Music

Kimya Dawson and Friends: Alphabutt

Monster babies, tigers in underwear drawers, farts that smell like the zoo...this is a kid's album, right?


Kimya Dawson and Friends

Alphabutt

Label: K
US Release Date: 2008-09-09
UK Release Date: 2008-09-08
Amazon
iTunes

It’s not a stretch for Kimya Dawson to record an album of music for children. She’s already recorded songs with children singing along with her, and performed onstage with children singing back-up. She used to routinely perform wearing a skunk costume, the stage filled with baby dolls in strollers. She’s sung serious songs from the perspective of a lonely, rejected, or abused child. And she’s routinely sung about bodily functions using words a kindergartener might.

It’s that last habit that at first seems most dominant on Alphabutt. There’s eventually some strains of seriousness, but towards the beginning Alphabutt is seriously silly, as any children’s album worth its salt should be.

I haven’t checked where the side-break is on the LP version of Alphabutt, but I’m considering the first seven songs to be Side A. That’s because those songs are an absolute ball: sing-songy short little songs that are cute, fun, and sound like kids would love them. They’re stupid little songs like you might make up on a whim, to amuse somebody. They seem critic-proof in that way. They’re meant for kids, meant to be dumb fun, not meant to be picked apart.

To wit, the first song is about monster babies destroying everything in sight. The second, the title track, is an alphabet song where many of the letters refer to farts of some kind: “And Z is for farts that smell like the zoo”. “Bobby-O” is irrestible, a tale of, of course, Bobby-O, the “skinny younger brother of Fabio”. There are songs about bears, about the tigers that live in your underwear drawer, about a special little doggie.
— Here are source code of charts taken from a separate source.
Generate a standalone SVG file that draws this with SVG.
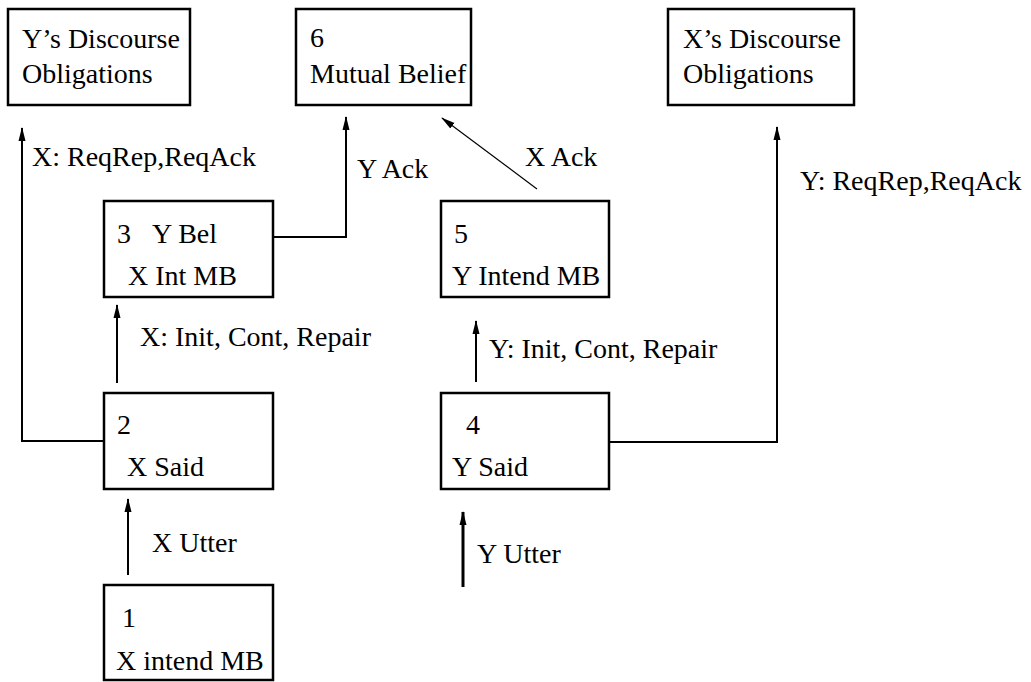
<svg xmlns="http://www.w3.org/2000/svg" width="1031" height="682" viewBox="0 0 1031 682">
  <style>
    .box { fill: #fff; stroke: #000; stroke-width: 2.5; }
    text { font-size: 28px; fill: #000; }
    .conn { fill: none; stroke: #000; stroke-width: 2; }
    .thin { stroke-width: 1.2; }
    .thick { stroke-width: 3; }
  </style>
  <defs>
    <marker id="tip" markerUnits="userSpaceOnUse" markerWidth="14" markerHeight="10" viewBox="0 0 14 10" refX="13" refY="5" orient="auto">
      <path d="M0,1.5 L14,5 L0,8.5 Z" fill="#000"/>
    </marker>
  </defs>
  <rect width="1031" height="682" fill="#fff"/>

  <g font-family="Liberation Serif, DejaVu Serif, serif">
  <!-- connectors -->
  <g id="connectors">
    <path class="conn" d="M104,441 H22 V128" marker-end="url(#tip)"/>
    <path class="conn" d="M273,237 H346 V117" marker-end="url(#tip)"/>
    <path class="conn thin" d="M537,189 L442,118" marker-end="url(#tip)"/>
    <path class="conn" d="M609,442 H777 V127" marker-end="url(#tip)"/>
    <path class="conn" d="M117,383 V305" marker-end="url(#tip)"/>
    <path class="conn" d="M476,382 V321" marker-end="url(#tip)"/>
    <path class="conn" d="M128,575 V499" marker-end="url(#tip)"/>
    <path class="conn thick" d="M463,587 V512" marker-end="url(#tip)"/>
    <text x="32" y="166">X: ReqRep,ReqAck</text>
    <text x="357" y="178">Y Ack</text>
    <text x="525" y="166">X Ack</text>
    <text x="800" y="190">Y: ReqRep,ReqAck</text>
    <text x="140" y="346">X: Init, Cont, Repair</text>
    <text x="489" y="358">Y: Init, Cont, Repair</text>
    <text x="152" y="552">X Utter</text>
    <text x="477" y="563">Y Utter</text>
  </g>

  <!-- nodes -->
  <g id="y-obligations">
    <rect class="box" x="8" y="9" width="182" height="96"/>
    <text x="22" y="48">Y’s Discourse</text>
    <text x="22" y="83">Obligations</text>
  </g>
  <g id="node6">
    <rect class="box" x="296" y="9" width="175" height="96"/>
    <text x="310" y="47">6</text>
    <text x="310" y="83">Mutual Belief</text>
  </g>
  <g id="x-obligations">
    <rect class="box" x="668" y="9" width="186" height="96"/>
    <text x="683" y="48">X’s Discourse</text>
    <text x="683" y="83">Obligations</text>
  </g>
  <g id="node3">
    <rect class="box" x="104" y="201" width="169" height="96"/>
    <text x="117" y="243">3</text>
    <text x="152" y="243">Y Bel</text>
    <text x="128" y="285">X Int MB</text>
  </g>
  <g id="node5">
    <rect class="box" x="441" y="201" width="168" height="96"/>
    <text x="454" y="243">5</text>
    <text x="452" y="285">Y Intend MB</text>
  </g>
  <g id="node2">
    <rect class="box" x="104" y="393" width="169" height="96"/>
    <text x="117" y="434">2</text>
    <text x="127" y="476">X Said</text>
  </g>
  <g id="node4">
    <rect class="box" x="441" y="393" width="168" height="96"/>
    <text x="466" y="434">4</text>
    <text x="452" y="476">Y Said</text>
  </g>
  <g id="node1">
    <rect class="box" x="104" y="585" width="169" height="95"/>
    <text x="122" y="627">1</text>
    <text x="116" y="670">X intend MB</text>
  </g>
  </g>
</svg>
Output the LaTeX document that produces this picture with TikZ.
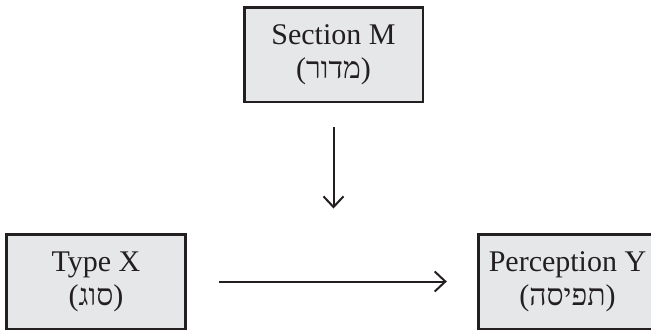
\documentclass[tikz,border=0pt]{standalone}
\usepackage{fontspec}
\setmainfont{Liberation Serif}
\newfontfamily\hebfont[Script=Hebrew]{Liberation Serif}
\TeXXeTstate=1
\usetikzlibrary{arrows.meta}
\definecolor{boxgray}{HTML}{E6E7E8}
\definecolor{ink}{HTML}{231F20}
\tikzset{
  varbox/.style={draw=ink, fill=boxgray, line width=2pt, text=ink, align=center,
    minimum width=134pt, minimum height=71pt, inner sep=0pt,
    font=\fontsize{22.5}{25.5}\selectfont},
  link/.style={draw=ink, line width=1.5pt, -{Straight Barb[length=8pt,width=15pt,line width=1.5pt]}}
}
\begin{document}
\begin{tikzpicture}[x=0.75pt,y=-0.75pt]
\useasboundingbox (0,0) rectangle (651,333);
\clip (0,0) rectangle (651,333);
% the three variables
\node[varbox] (section) at (333.5,54.5) {Section M\\({\hebfont\beginR מדור\endR})};
\node[varbox] (type) at (96,281.5) {Type X\\({\hebfont\beginR סוג\endR})};
\node[varbox] (percep) at (567.5,281.5) {Perception Y\\({\hebfont\beginR תפיסה\endR})};
% effect and moderation
\draw[link, shorten <=24pt, shorten >=22.5pt] (type) -- coordinate[midway] (mid) (percep);
\draw[link, shorten <=18pt, shorten >=54.75pt] (section.south) -- (section.south |- mid);
\end{tikzpicture}
\end{document}
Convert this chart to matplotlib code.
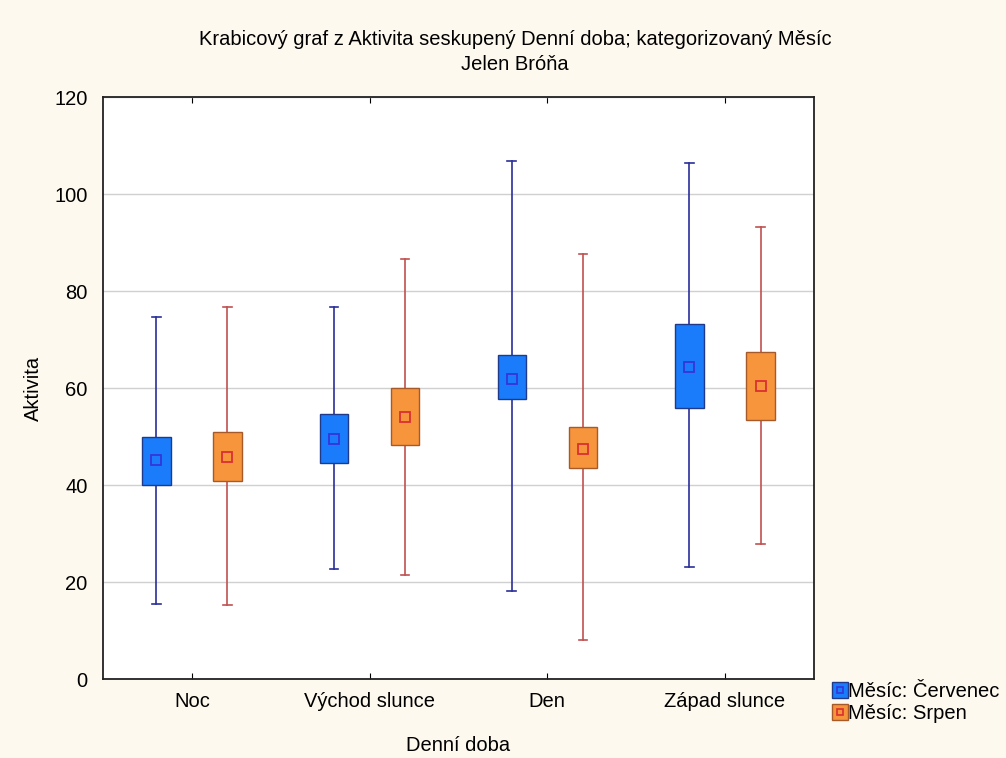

The musical atmosphere is like a bring-your-own-instrument party, kids welcome. There’s lots of banging on homemade-drums and playing toy xylophones. Kids sing along with Dawson, off-key more often than not. It’s an “amateurish”-sounding album, and that’s how it should be. What does being a kid have to do with professionalism?

The album’s off-the-cuff, home-made quality is fitting not only for Dawson’s history of following her own path, but for the relation the album has to her actual life. Dawson has a two-year-old daughter, Panda, who’s clearly part of the inspiration for Alphabutt, and is a major presence here, whether her actual voice is present or not (though I imagine it probably is). Of the first seven songs, the one that is explicitly from a parent’s perspective is also one of the album’s best: “Smoothie”. It’s about a pregnant mother, worried that there’s trouble when she can’t feel her baby moving, asking the father to make her a smoothie, to get the baby rolling around. I’m boring myself by describing it, though, as the song itself is more a rollicking sing-along folk tune, light on its feet, but sweet for its embodiment of parental caring.

The shift to an adult perspective is more serious on the eighth track, “Happy Home (Keep on Writing)”, a more ‘educational’ sort of life-advice song. In style more similar to Dawson’s previous albums, it’s a break from the fun and disrupts the tone of the album a bit. The same shift happens for the final track, “Sunbeams and Some Beans”, a song-tale about farming and solutions to world hunger that’s sincere but preachy in the context of this album. “We’re All Animals” strives for some middle ground between message (no need to shave your body hair because humans are animals too) and fun, and achieves it, though the cartoon-character, fake-farmer voice that intrudes is odd, like a refuge from Barney.

Maybe kids need these adult-perspective, comparatively more serious songs as a break from the goofiness, but I like Alphabutt most when it’s straight-up silly. What I’m calling Side B has some of that too. “Wiggle My Tooth”, written by 8-year-old McAlister Shea, is great fun, the sort-of punk-rock chant that only a real kid could come up with. But songs like “I Love You Sweet Baby” and “Little Panda Bear” shift us back towards the adults again. They’re both direct parent-to-child love songs. The first has Dawson and Angelo Spencer, Panda’s mom and dad, professing their love in song. It’s a touching moment, perhaps, but also one where it’s easy to flash-forward into the future and imagine it as similar to those baby pictures parents use to embarrass their teenage children. “Mom, put that away!”

Alphabutt is an album for kids, sure, but it’s just as much an album about first-time parents. The main consistent plot line across the songs has the parents watching as Panda sleeps, eats, pees, or poos. Then again, what else do babies do?